*** GIVEN DATA

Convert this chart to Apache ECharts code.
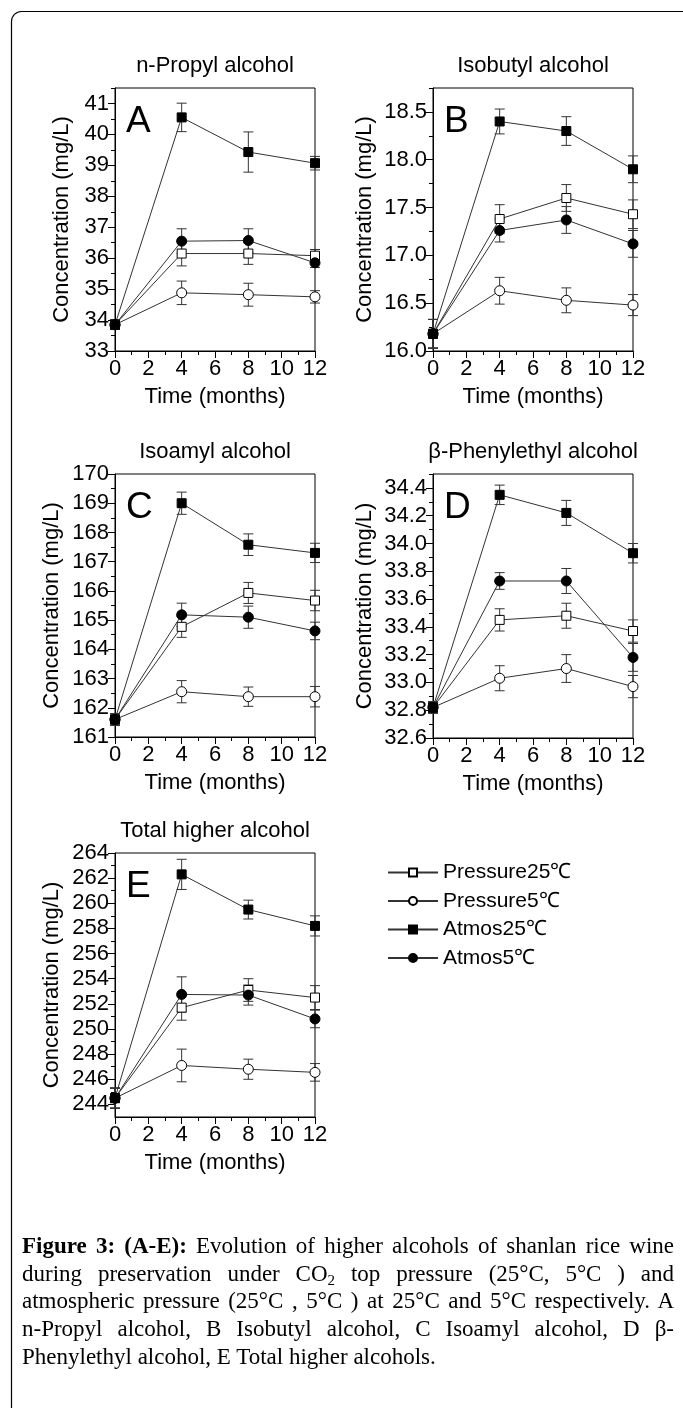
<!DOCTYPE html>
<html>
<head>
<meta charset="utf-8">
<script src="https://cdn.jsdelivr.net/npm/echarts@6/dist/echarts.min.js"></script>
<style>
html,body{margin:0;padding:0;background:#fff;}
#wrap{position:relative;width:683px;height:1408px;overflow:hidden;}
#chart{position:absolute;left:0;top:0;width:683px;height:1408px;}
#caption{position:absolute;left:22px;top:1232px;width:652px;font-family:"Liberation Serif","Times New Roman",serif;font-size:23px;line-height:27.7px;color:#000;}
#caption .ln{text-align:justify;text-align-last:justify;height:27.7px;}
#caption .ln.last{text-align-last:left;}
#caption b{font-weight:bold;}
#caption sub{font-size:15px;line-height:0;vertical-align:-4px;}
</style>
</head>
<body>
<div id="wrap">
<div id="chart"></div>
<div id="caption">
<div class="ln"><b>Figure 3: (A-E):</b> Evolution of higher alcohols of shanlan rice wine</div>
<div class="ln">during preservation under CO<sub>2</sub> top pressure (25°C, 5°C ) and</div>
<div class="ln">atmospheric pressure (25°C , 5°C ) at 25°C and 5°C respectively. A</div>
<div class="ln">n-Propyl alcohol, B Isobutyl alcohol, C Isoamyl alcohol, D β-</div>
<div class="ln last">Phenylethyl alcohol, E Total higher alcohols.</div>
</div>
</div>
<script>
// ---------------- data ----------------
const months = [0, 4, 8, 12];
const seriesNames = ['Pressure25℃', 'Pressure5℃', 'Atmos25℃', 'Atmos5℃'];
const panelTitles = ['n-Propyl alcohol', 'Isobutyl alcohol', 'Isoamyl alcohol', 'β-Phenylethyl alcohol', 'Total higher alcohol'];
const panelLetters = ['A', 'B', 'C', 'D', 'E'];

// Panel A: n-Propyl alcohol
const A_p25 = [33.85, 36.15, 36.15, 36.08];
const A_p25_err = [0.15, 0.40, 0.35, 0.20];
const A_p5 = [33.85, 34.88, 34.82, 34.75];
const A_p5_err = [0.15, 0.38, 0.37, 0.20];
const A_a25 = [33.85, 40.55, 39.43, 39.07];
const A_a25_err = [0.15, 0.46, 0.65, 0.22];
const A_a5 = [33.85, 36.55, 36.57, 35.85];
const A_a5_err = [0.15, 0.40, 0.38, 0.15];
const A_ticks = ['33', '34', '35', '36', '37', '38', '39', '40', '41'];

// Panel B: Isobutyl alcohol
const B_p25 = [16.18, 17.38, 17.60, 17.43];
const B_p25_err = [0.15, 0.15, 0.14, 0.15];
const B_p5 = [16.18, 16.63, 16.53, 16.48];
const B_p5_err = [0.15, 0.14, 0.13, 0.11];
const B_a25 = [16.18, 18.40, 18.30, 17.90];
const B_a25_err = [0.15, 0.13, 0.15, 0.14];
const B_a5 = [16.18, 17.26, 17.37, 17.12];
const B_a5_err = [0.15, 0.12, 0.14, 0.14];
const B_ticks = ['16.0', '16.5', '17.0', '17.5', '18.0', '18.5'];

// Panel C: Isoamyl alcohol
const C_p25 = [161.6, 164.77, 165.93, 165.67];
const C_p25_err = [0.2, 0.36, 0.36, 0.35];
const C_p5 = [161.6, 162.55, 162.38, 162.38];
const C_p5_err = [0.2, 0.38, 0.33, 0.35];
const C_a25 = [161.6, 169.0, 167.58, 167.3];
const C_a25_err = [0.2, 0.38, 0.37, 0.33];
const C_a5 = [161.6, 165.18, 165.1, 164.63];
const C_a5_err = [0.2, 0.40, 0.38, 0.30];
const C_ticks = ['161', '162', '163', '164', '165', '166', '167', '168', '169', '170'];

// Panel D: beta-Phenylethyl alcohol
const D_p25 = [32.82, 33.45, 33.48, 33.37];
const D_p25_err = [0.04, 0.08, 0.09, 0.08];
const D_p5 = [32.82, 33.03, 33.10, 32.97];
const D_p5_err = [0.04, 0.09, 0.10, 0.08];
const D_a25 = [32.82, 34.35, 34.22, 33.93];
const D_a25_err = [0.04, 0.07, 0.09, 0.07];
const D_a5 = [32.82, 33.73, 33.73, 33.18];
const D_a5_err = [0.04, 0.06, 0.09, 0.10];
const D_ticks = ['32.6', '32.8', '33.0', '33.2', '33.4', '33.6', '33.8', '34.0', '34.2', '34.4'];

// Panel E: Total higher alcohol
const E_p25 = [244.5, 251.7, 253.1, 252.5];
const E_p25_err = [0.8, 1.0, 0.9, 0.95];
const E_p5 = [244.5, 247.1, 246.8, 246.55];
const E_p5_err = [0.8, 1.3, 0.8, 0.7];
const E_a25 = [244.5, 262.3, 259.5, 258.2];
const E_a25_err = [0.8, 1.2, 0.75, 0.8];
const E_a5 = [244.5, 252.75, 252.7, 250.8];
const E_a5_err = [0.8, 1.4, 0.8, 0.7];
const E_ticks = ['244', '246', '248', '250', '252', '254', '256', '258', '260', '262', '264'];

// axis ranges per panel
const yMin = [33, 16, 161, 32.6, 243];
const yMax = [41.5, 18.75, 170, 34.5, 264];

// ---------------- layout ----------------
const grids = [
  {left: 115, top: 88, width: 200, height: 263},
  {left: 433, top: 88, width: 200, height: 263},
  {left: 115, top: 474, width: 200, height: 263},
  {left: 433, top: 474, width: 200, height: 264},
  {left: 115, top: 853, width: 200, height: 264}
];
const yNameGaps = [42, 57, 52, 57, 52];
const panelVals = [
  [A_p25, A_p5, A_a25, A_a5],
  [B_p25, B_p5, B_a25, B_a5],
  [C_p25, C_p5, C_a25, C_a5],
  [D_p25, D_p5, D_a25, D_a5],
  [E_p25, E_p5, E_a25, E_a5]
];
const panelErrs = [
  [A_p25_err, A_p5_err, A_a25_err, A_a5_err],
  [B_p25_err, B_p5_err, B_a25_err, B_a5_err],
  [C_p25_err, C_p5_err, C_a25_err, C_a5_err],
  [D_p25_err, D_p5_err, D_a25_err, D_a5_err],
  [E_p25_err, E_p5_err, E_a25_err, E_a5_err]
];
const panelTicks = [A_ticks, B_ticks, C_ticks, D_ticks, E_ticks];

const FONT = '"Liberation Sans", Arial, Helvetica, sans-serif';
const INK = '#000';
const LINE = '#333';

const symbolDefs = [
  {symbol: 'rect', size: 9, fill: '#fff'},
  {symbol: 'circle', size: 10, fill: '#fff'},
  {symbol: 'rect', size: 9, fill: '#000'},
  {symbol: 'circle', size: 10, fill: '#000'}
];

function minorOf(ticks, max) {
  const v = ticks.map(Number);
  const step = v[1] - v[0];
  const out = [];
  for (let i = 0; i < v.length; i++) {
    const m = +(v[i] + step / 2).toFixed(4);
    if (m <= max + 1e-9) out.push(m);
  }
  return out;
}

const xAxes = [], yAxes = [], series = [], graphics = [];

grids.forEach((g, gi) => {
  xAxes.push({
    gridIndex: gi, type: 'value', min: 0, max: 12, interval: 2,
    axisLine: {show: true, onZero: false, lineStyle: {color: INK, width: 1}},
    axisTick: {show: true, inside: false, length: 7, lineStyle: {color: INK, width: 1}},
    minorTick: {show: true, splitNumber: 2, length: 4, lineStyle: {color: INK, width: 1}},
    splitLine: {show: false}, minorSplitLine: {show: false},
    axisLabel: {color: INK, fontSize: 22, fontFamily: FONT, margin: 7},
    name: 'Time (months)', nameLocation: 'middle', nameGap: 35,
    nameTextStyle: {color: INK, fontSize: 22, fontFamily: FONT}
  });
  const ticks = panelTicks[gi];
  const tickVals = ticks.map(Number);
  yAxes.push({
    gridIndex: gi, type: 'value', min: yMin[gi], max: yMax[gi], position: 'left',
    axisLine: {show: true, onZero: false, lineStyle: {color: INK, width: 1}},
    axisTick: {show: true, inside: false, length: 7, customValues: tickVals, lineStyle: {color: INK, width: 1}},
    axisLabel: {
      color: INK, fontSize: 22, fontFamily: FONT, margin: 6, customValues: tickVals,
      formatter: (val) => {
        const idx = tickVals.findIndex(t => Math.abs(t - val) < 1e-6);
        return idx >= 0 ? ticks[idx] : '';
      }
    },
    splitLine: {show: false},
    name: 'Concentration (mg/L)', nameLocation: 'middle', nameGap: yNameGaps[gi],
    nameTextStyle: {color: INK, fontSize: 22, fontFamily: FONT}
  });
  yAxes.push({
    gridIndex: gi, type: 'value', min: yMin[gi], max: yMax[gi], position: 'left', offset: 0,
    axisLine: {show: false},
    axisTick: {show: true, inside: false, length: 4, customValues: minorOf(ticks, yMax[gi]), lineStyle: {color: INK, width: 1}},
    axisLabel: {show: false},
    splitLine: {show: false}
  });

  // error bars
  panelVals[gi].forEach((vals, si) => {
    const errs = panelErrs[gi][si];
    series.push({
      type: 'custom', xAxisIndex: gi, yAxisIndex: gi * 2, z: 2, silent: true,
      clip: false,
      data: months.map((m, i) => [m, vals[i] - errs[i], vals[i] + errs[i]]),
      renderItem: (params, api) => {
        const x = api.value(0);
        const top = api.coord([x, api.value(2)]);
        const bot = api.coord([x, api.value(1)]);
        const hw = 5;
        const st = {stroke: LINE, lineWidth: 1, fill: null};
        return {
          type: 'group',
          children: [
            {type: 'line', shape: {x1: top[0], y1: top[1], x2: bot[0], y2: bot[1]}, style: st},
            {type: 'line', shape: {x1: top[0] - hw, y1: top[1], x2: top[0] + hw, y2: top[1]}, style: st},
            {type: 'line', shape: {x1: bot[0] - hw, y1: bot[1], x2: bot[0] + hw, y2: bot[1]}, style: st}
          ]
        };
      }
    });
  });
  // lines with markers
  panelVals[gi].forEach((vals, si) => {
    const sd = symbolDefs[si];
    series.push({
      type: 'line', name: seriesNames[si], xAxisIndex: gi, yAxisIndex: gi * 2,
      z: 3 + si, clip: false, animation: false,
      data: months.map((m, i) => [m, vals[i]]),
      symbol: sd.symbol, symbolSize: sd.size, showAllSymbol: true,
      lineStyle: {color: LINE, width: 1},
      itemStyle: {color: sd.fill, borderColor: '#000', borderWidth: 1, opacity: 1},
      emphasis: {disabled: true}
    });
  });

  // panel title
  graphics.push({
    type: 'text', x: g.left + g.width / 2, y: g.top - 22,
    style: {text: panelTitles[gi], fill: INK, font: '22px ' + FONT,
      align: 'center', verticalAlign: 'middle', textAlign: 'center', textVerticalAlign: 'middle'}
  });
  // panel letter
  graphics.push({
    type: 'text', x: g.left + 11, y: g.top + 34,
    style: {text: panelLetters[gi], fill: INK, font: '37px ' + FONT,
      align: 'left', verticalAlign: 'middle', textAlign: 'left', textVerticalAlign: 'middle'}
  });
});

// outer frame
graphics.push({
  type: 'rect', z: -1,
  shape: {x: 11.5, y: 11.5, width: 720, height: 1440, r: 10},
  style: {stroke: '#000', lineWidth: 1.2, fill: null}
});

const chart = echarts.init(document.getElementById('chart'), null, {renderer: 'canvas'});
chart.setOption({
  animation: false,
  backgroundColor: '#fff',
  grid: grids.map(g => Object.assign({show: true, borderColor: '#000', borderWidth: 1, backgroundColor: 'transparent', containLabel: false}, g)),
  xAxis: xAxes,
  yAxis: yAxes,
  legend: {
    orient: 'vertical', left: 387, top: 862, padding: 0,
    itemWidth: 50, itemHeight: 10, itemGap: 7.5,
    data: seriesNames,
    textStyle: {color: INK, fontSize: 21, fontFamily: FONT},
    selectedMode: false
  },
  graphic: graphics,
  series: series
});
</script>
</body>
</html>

******
*** GIVEN DATA

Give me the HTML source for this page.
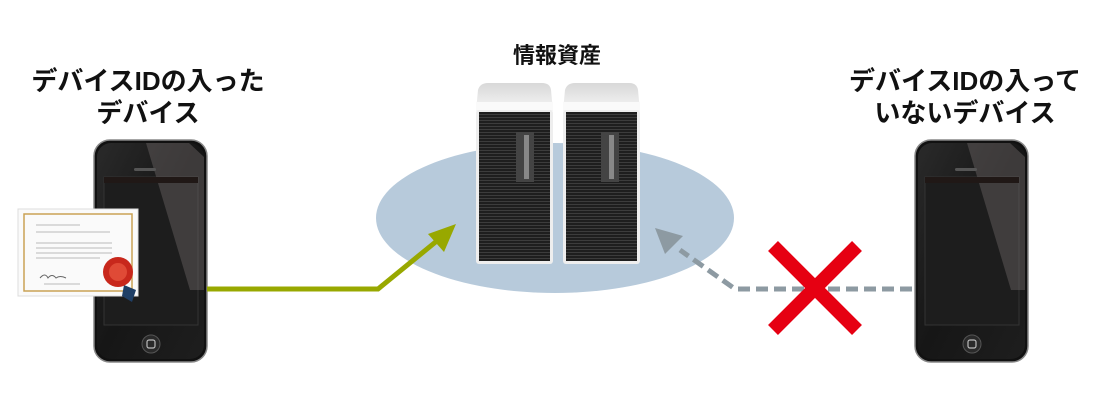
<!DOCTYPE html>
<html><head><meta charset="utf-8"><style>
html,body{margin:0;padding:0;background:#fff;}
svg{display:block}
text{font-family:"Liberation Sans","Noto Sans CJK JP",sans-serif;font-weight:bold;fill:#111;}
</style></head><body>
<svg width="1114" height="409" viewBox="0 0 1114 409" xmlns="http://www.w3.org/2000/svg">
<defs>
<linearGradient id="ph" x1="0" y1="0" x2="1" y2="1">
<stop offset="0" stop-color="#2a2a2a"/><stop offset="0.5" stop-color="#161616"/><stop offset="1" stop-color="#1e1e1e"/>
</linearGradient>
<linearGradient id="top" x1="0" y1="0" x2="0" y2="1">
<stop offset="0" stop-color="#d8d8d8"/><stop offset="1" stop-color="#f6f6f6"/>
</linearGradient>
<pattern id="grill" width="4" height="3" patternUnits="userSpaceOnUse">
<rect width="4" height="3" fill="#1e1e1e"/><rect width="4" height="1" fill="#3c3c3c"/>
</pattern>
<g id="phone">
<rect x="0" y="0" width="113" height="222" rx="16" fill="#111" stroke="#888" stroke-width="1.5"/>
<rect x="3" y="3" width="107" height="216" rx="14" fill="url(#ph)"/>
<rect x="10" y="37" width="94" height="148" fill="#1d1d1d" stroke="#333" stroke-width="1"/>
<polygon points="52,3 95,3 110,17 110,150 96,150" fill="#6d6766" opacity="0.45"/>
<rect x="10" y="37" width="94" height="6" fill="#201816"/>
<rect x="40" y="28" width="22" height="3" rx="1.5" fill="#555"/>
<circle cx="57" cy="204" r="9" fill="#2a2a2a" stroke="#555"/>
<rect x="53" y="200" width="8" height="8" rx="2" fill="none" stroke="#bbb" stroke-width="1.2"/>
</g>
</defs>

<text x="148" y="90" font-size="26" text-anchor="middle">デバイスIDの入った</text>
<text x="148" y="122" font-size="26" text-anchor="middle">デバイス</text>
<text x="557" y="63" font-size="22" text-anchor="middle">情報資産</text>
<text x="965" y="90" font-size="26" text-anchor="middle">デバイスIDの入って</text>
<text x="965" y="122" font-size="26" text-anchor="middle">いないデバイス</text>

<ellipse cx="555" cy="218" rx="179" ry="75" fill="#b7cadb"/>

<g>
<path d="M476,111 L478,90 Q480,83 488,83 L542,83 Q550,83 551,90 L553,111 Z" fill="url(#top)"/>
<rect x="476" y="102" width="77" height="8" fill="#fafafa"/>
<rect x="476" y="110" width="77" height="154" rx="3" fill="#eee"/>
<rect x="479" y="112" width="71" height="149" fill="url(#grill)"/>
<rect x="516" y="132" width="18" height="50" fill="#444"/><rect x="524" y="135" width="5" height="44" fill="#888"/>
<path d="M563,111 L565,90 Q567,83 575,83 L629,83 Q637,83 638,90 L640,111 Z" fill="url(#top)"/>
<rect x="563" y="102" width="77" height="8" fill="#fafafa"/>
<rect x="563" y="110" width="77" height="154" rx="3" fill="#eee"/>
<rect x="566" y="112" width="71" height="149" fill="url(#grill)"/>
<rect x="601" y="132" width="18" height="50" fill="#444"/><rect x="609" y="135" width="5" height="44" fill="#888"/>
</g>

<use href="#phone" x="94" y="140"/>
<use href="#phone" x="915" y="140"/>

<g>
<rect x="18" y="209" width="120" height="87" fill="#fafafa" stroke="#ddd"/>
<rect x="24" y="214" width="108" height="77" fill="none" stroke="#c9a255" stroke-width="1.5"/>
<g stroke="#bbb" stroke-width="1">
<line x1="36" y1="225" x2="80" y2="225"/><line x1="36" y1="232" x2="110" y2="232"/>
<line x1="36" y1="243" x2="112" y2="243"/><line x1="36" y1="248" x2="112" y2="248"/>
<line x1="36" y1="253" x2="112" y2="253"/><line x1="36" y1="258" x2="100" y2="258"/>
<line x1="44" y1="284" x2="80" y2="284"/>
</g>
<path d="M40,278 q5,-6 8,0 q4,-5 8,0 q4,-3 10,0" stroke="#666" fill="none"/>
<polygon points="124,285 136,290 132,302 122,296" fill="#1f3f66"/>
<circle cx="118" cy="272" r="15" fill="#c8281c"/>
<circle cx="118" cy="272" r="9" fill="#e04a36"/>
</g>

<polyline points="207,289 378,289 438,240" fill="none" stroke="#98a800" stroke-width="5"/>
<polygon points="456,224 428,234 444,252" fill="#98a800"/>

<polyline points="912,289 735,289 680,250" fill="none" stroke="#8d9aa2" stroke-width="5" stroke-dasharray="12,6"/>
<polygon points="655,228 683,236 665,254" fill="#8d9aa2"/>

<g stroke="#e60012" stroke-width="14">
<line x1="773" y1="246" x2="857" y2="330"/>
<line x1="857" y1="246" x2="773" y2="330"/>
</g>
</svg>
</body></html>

******
*** GIVEN DATA

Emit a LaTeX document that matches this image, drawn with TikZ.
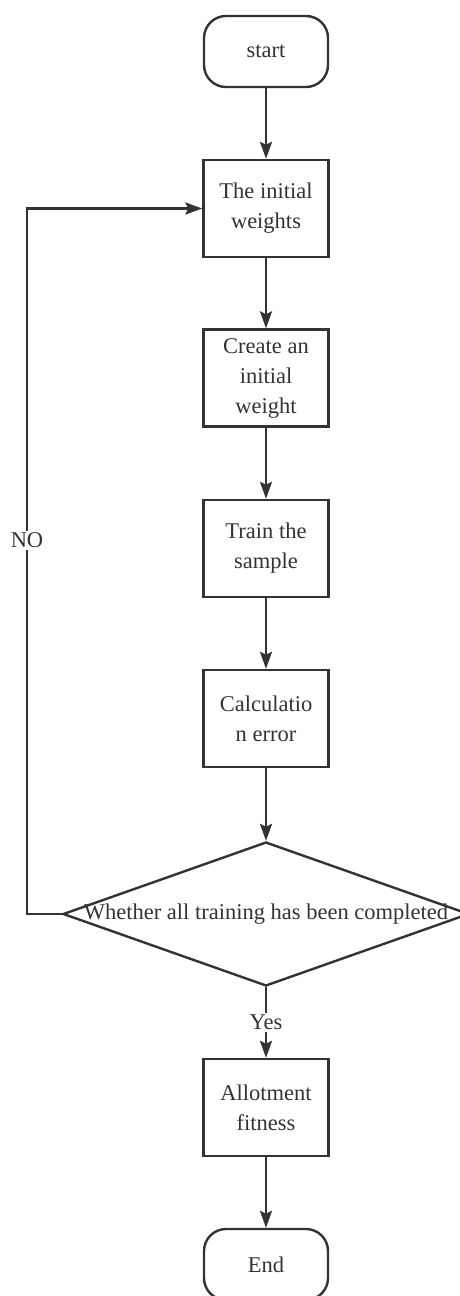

******

_TASK STATEMENT:_
Out of the material above, gather each line where "with" appears.

_THE ANSWER:_
  // lines with markers
Emit a LaTeX document that matches this image, drawn with TikZ.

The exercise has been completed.